In 2016, Zac Efron told the U.K. Times that even when he was on Tinder, "nobody swiped" him, presumably because "they thought [his] profile was fake."

So how do celebrities make love connections while the rest of us are swiping?

At 61, Madonna continues to use her tried and true method—searching within her own team. Her first child, Lourdes, was the product of a brief relationship with her personal trainer in the mid '90s, and now she's romancing a 25-year-old dancer from her touring crew named Ahlamalik Williams. (Madge is not the only one guilty of such a move—let's not forget that Jennifer Lopez dated one of her backing dancers, Casper Smart, for five years.)

More commonly, celebs seem to resort to social media as a dating tool. Modern Family's Sarah Hyland met her beau, Wells Adams, after publicly expressing interest in the Season 12 Bachelorette contestant via Twitter. But the app of choice for most celebs appears to be Instagram. It was the catalyst for Mandy Moore meeting her musician husband Taylor Goldsmith; it's where Ricky Martin found his husband, Jwan Yosef; and it's where "one fine day, out of the blue," Joe Jonas slid into Sophie Turner's DMs. Having met his current boyfriend the same way, Antoni from Queer Eye recently noted that Instagram is, "like, the 2019 way."

The risk of appearing thirsty in a public forum is real, however, as Lindsay Lohan found out last year. She was accused of hitting on newly-single Liam Hemsworth via Instagram after she left a prayer hands emoji on some surfing photos he posted. Lohan later attributed the comment to her work with a surf therapy organization in Australia, but her attacks on Hemsworth's ex-wife Miley Cyrus during the same period suggested otherwise.

Then there was New York Islanders hockey star Anthony Beauvillier, who saw fit to tweet "Hi" at Anna Kendrick in December. After he received no reply, Twitter hilariously stepped in and acted as wingman, publicly thanking Beauvillier for performing increasingly ridiculous (and obviously false) feats. These included performing open heart surgery, rescuing people from burning buildings and saving the world from errant asteroids. It may not have got him a date, but Kendrick at least got a laugh out of it.

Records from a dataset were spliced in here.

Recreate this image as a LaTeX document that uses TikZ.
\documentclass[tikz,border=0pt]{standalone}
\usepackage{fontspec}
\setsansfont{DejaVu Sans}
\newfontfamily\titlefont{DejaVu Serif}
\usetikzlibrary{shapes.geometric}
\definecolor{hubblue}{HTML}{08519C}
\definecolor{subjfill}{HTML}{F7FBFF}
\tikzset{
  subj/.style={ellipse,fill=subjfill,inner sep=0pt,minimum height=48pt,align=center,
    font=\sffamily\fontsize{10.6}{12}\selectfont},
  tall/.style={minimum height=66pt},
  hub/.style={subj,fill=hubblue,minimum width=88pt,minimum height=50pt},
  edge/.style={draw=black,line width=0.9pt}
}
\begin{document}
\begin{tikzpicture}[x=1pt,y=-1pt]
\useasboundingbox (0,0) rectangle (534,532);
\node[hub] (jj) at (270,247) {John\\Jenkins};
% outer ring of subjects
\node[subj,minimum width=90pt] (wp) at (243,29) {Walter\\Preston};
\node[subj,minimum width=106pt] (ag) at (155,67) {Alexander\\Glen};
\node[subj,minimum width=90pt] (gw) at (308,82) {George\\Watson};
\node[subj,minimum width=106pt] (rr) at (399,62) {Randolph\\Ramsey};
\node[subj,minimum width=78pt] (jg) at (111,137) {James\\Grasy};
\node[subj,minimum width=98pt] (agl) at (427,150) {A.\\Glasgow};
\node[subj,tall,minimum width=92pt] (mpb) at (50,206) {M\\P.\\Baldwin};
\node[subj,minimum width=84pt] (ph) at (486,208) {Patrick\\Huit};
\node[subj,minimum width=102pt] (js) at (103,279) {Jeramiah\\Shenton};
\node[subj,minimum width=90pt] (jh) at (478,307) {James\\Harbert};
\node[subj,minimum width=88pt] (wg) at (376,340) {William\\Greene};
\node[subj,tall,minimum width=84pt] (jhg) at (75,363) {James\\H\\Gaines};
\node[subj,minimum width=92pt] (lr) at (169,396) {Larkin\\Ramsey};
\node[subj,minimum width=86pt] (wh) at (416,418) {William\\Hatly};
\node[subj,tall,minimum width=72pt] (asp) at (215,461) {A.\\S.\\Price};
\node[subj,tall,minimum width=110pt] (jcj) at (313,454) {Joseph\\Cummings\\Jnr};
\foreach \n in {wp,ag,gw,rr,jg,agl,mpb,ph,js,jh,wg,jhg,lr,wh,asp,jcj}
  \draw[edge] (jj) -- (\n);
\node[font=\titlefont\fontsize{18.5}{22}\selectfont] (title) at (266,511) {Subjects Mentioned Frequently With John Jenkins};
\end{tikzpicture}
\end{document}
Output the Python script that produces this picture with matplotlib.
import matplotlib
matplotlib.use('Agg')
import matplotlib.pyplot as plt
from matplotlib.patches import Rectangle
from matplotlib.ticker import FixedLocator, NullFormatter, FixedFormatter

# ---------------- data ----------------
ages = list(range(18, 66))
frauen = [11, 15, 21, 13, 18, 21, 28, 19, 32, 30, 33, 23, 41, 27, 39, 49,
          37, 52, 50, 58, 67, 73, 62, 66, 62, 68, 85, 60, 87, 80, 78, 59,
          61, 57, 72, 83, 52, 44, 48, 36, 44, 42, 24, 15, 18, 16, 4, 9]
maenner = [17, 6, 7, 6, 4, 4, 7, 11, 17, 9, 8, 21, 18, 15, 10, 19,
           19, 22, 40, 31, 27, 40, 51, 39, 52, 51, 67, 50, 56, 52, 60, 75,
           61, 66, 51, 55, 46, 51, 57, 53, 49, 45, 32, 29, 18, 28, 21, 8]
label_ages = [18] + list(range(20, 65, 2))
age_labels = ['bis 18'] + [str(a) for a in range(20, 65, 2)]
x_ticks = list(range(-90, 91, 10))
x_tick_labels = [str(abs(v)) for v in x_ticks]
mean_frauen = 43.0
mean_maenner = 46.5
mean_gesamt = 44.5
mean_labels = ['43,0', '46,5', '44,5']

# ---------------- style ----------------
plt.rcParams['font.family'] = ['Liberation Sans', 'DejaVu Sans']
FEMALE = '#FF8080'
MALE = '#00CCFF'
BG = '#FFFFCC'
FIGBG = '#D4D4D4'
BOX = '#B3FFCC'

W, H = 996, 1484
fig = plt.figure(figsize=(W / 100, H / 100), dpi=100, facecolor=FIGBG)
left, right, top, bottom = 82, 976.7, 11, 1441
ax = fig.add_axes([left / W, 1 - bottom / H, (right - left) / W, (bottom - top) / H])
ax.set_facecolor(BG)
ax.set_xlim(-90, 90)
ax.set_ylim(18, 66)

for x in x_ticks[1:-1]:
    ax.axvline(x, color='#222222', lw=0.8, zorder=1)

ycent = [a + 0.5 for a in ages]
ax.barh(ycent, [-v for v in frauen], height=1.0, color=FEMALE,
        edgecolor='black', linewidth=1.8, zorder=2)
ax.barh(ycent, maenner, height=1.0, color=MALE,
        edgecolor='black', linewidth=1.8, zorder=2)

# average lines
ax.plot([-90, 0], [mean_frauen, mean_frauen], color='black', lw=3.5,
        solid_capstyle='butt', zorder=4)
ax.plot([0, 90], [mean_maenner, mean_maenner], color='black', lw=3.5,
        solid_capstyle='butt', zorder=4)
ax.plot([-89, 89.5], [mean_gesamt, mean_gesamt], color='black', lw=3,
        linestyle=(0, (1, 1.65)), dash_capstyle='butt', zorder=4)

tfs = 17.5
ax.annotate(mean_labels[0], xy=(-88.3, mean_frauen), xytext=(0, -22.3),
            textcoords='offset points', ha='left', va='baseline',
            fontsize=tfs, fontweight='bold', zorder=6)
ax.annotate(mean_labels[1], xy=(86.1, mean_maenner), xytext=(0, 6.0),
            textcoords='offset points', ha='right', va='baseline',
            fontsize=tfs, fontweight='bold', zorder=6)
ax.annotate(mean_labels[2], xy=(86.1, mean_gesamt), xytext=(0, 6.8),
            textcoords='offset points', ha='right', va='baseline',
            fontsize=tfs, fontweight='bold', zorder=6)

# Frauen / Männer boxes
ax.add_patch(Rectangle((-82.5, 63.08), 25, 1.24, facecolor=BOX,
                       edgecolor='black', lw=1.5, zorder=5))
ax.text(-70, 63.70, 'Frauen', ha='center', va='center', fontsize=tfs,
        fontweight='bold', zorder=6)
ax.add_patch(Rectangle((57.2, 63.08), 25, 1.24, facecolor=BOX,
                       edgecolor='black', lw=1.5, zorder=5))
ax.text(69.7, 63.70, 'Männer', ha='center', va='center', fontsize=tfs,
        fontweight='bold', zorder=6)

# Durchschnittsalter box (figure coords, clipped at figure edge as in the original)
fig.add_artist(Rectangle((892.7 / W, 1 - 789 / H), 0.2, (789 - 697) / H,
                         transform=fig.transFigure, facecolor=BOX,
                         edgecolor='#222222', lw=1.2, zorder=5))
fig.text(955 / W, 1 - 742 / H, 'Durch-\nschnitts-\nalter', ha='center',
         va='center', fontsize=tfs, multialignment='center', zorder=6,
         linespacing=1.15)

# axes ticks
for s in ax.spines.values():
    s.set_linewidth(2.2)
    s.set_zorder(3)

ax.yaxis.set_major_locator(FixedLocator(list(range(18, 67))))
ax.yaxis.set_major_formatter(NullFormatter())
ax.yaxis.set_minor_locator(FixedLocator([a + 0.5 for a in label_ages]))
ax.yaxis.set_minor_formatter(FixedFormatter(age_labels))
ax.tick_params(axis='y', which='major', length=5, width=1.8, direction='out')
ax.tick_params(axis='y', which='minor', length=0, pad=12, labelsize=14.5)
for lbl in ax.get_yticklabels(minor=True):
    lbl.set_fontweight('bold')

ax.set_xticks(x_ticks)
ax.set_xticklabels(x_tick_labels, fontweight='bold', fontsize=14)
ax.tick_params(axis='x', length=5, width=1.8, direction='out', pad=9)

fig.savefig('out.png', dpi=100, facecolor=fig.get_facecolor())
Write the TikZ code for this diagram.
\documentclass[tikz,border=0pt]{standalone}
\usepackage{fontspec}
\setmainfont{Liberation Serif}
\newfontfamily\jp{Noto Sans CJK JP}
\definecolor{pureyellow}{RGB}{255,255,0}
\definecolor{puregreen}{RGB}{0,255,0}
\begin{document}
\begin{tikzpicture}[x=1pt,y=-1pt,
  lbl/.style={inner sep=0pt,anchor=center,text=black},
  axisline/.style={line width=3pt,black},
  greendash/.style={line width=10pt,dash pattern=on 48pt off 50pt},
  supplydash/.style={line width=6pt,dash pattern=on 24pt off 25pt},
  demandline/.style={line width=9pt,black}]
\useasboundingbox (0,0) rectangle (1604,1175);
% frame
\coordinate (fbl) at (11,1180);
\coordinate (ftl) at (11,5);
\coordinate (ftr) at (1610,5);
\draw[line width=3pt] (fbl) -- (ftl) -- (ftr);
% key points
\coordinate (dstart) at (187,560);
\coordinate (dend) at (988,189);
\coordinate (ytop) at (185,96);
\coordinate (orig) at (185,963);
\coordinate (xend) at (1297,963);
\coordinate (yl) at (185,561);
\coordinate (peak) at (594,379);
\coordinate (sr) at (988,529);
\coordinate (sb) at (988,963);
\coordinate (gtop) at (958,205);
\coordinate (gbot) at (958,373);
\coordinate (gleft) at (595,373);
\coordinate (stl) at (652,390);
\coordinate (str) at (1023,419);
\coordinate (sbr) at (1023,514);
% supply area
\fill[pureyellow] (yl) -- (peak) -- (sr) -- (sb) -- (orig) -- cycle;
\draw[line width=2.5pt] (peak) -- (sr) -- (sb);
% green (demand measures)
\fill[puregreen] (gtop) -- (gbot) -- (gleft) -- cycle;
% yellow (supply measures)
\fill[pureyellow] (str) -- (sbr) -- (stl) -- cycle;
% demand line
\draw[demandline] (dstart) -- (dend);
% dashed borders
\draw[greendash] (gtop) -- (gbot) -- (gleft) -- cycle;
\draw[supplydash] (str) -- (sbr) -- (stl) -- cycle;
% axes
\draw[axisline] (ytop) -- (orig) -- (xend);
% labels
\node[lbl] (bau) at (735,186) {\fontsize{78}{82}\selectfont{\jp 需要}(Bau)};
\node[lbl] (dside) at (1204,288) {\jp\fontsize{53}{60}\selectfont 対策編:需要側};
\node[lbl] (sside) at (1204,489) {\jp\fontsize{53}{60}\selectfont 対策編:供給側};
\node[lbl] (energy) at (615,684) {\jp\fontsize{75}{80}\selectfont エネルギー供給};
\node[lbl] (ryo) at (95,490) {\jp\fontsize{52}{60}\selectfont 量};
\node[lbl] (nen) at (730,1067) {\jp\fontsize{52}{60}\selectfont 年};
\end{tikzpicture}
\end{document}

A 2019 study by Stanford University sociology professor Michael Rosenfeld showed that the days of meeting spouses through family have been in decline since 1940, and meeting through friends has been on the way out since 1995. In other words, famous or not, we're all basically on our own when it comes to making romance happen. So next time you're complaining about your latest batch of matches, take a moment to think about the poor famous people still trying to get dates with regular Joes.

They may be prettier and richer than the rest of us, but they're impossibly conspicuous.